> [COLLECTED DATA]
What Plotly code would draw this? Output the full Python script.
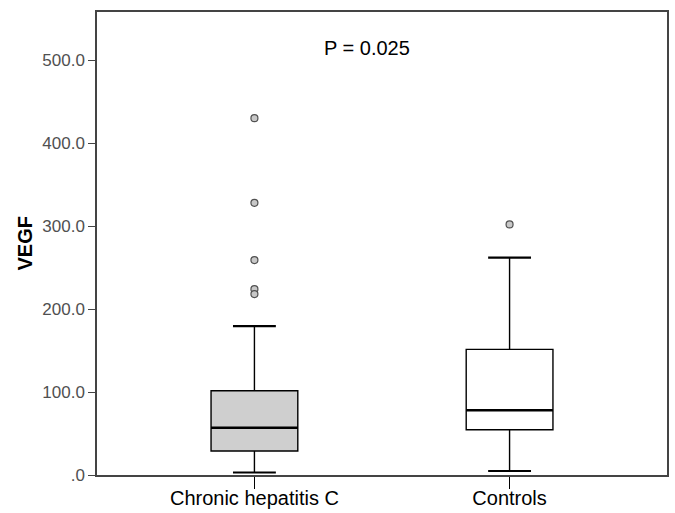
import plotly.graph_objects as go

categories = ["Chronic hepatitis C", "Controls"]
q1 = [29, 54.6]
median = [57, 78]
q3 = [101.5, 151.4]
lower_whisker = [3, 4.8]
upper_whisker = [179.5, 262]
outliers = [[430, 328, 259, 224, 218], [302]]
fills = ["#cfcfcf", "#ffffff"]
y_ticks = [0, 100, 200, 300, 400, 500]
y_tick_labels = [".0", "100.0", "200.0", "300.0", "400.0", "500.0"]
p_text = "P = 0.025"

BOX_HALF = 0.17
CAP_HALF = 0.084
FONT = "Liberation Sans, Arial, sans-serif"

fig = go.Figure()
for i, cat in enumerate(categories):
    fig.add_trace(go.Box(
        x=[i], q1=[q1[i]], median=[median[i]], q3=[q3[i]],
        lowerfence=[lower_whisker[i]], upperfence=[upper_whisker[i]],
        width=2 * BOX_HALF, fillcolor=fills[i],
        line=dict(color="#000000", width=1.4),
        boxpoints=False, whiskerwidth=0, hoverinfo="skip", showlegend=False,
    ))
    fig.add_trace(go.Scatter(
        x=[i - BOX_HALF, i + BOX_HALF], y=[median[i], median[i]], mode="lines",
        line=dict(color="#000000", width=2.6), showlegend=False, hoverinfo="skip"))
    for w in (lower_whisker[i], upper_whisker[i]):
        fig.add_trace(go.Scatter(
            x=[i - CAP_HALF, i + CAP_HALF], y=[w, w], mode="lines",
            line=dict(color="#000000", width=2.2), showlegend=False, hoverinfo="skip"))
    fig.add_trace(go.Scatter(
        x=[i] * len(outliers[i]), y=outliers[i], mode="markers",
        marker=dict(symbol="circle", size=7, color="#c8c8c8",
                    line=dict(color="#505050", width=1.2)),
        showlegend=False, hoverinfo="skip"))

fig.add_annotation(x=0.44, y=515, text=p_text, showarrow=False, xref="x", yref="y",
                   font=dict(family=FONT, size=20, color="#000000"))
fig.add_annotation(x=-73 / 570, y=0.5, xref="paper", yref="paper", text="<b>VEGF</b>",
                   textangle=-90, showarrow=False, xanchor="center", yanchor="middle",
                   font=dict(family=FONT, size=20, color="#000000"))

fig.update_layout(
    width=675, height=513,
    margin=dict(l=97, r=8, t=12, b=38),
    paper_bgcolor="white", plot_bgcolor="white",
    font=dict(family=FONT),
)
fig.update_xaxes(
    range=[-0.617, 1.617], tickvals=[0, 1], ticktext=categories,
    ticks="outside", ticklen=12, tickcolor="#000000", tickwidth=1.4,
    ticklabelstandoff=-8,
    tickfont=dict(family=FONT, size=20, color="#000000"),
    showline=True, linecolor="#444444", linewidth=1.5, mirror=True,
    showgrid=False, zeroline=False, automargin=False,
)
fig.update_yaxes(
    range=[0, 558], tickvals=y_ticks, ticktext=y_tick_labels,
    ticks="outside", ticklen=7, tickcolor="#444444", tickwidth=1.4,
    tickfont=dict(family=FONT, size=17, color="#505050"),
    showline=True, linecolor="#444444", linewidth=1.5, mirror=True,
    showgrid=False, zeroline=False, automargin=False,
)

fig.write_html("out.html")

> [GIVEN TASK] Using the data above, write out every line exactly, leaving the images behind.

> [RESPONSE FOR THIS EXERCISE]
What Plotly code would draw this? Output the full Python script.
import plotly.graph_objects as go

categories = ["Chronic hepatitis C", "Controls"]
q1 = [29, 54.6]
median = [57, 78]
q3 = [101.5, 151.4]
lower_whisker = [3, 4.8]
upper_whisker = [179.5, 262]
outliers = [[430, 328, 259, 224, 218], [302]]
fills = ["#cfcfcf", "#ffffff"]
y_ticks = [0, 100, 200, 300, 400, 500]
y_tick_labels = [".0", "100.0", "200.0", "300.0", "400.0", "500.0"]
p_text = "P = 0.025"

BOX_HALF = 0.17
CAP_HALF = 0.084
FONT = "Liberation Sans, Arial, sans-serif"

fig = go.Figure()
for i, cat in enumerate(categories):
    fig.add_trace(go.Box(
        x=[i], q1=[q1[i]], median=[median[i]], q3=[q3[i]],
        lowerfence=[lower_whisker[i]], upperfence=[upper_whisker[i]],
        width=2 * BOX_HALF, fillcolor=fills[i],
        line=dict(color="#000000", width=1.4),
        boxpoints=False, whiskerwidth=0, hoverinfo="skip", showlegend=False,
    ))
    fig.add_trace(go.Scatter(
        x=[i - BOX_HALF, i + BOX_HALF], y=[median[i], median[i]], mode="lines",
        line=dict(color="#000000", width=2.6), showlegend=False, hoverinfo="skip"))
    for w in (lower_whisker[i], upper_whisker[i]):
        fig.add_trace(go.Scatter(
            x=[i - CAP_HALF, i + CAP_HALF], y=[w, w], mode="lines",
            line=dict(color="#000000", width=2.2), showlegend=False, hoverinfo="skip"))
    fig.add_trace(go.Scatter(
        x=[i] * len(outliers[i]), y=outliers[i], mode="markers",
        marker=dict(symbol="circle", size=7, color="#c8c8c8",
                    line=dict(color="#505050", width=1.2)),
        showlegend=False, hoverinfo="skip"))

fig.add_annotation(x=0.44, y=515, text=p_text, showarrow=False, xref="x", yref="y",
                   font=dict(family=FONT, size=20, color="#000000"))
fig.add_annotation(x=-73 / 570, y=0.5, xref="paper", yref="paper", text="<b>VEGF</b>",
                   textangle=-90, showarrow=False, xanchor="center", yanchor="middle",
                   font=dict(family=FONT, size=20, color="#000000"))

fig.update_layout(
    width=675, height=513,
    margin=dict(l=97, r=8, t=12, b=38),
    paper_bgcolor="white", plot_bgcolor="white",
    font=dict(family=FONT),
)
fig.update_xaxes(
    range=[-0.617, 1.617], tickvals=[0, 1], ticktext=categories,
    ticks="outside", ticklen=12, tickcolor="#000000", tickwidth=1.4,
    ticklabelstandoff=-8,
    tickfont=dict(family=FONT, size=20, color="#000000"),
    showline=True, linecolor="#444444", linewidth=1.5, mirror=True,
    showgrid=False, zeroline=False, automargin=False,
)
fig.update_yaxes(
    range=[0, 558], tickvals=y_ticks, ticktext=y_tick_labels,
    ticks="outside", ticklen=7, tickcolor="#444444", tickwidth=1.4,
    tickfont=dict(family=FONT, size=17, color="#505050"),
    showline=True, linecolor="#444444", linewidth=1.5, mirror=True,
    showgrid=False, zeroline=False, automargin=False,
)

fig.write_html("out.html")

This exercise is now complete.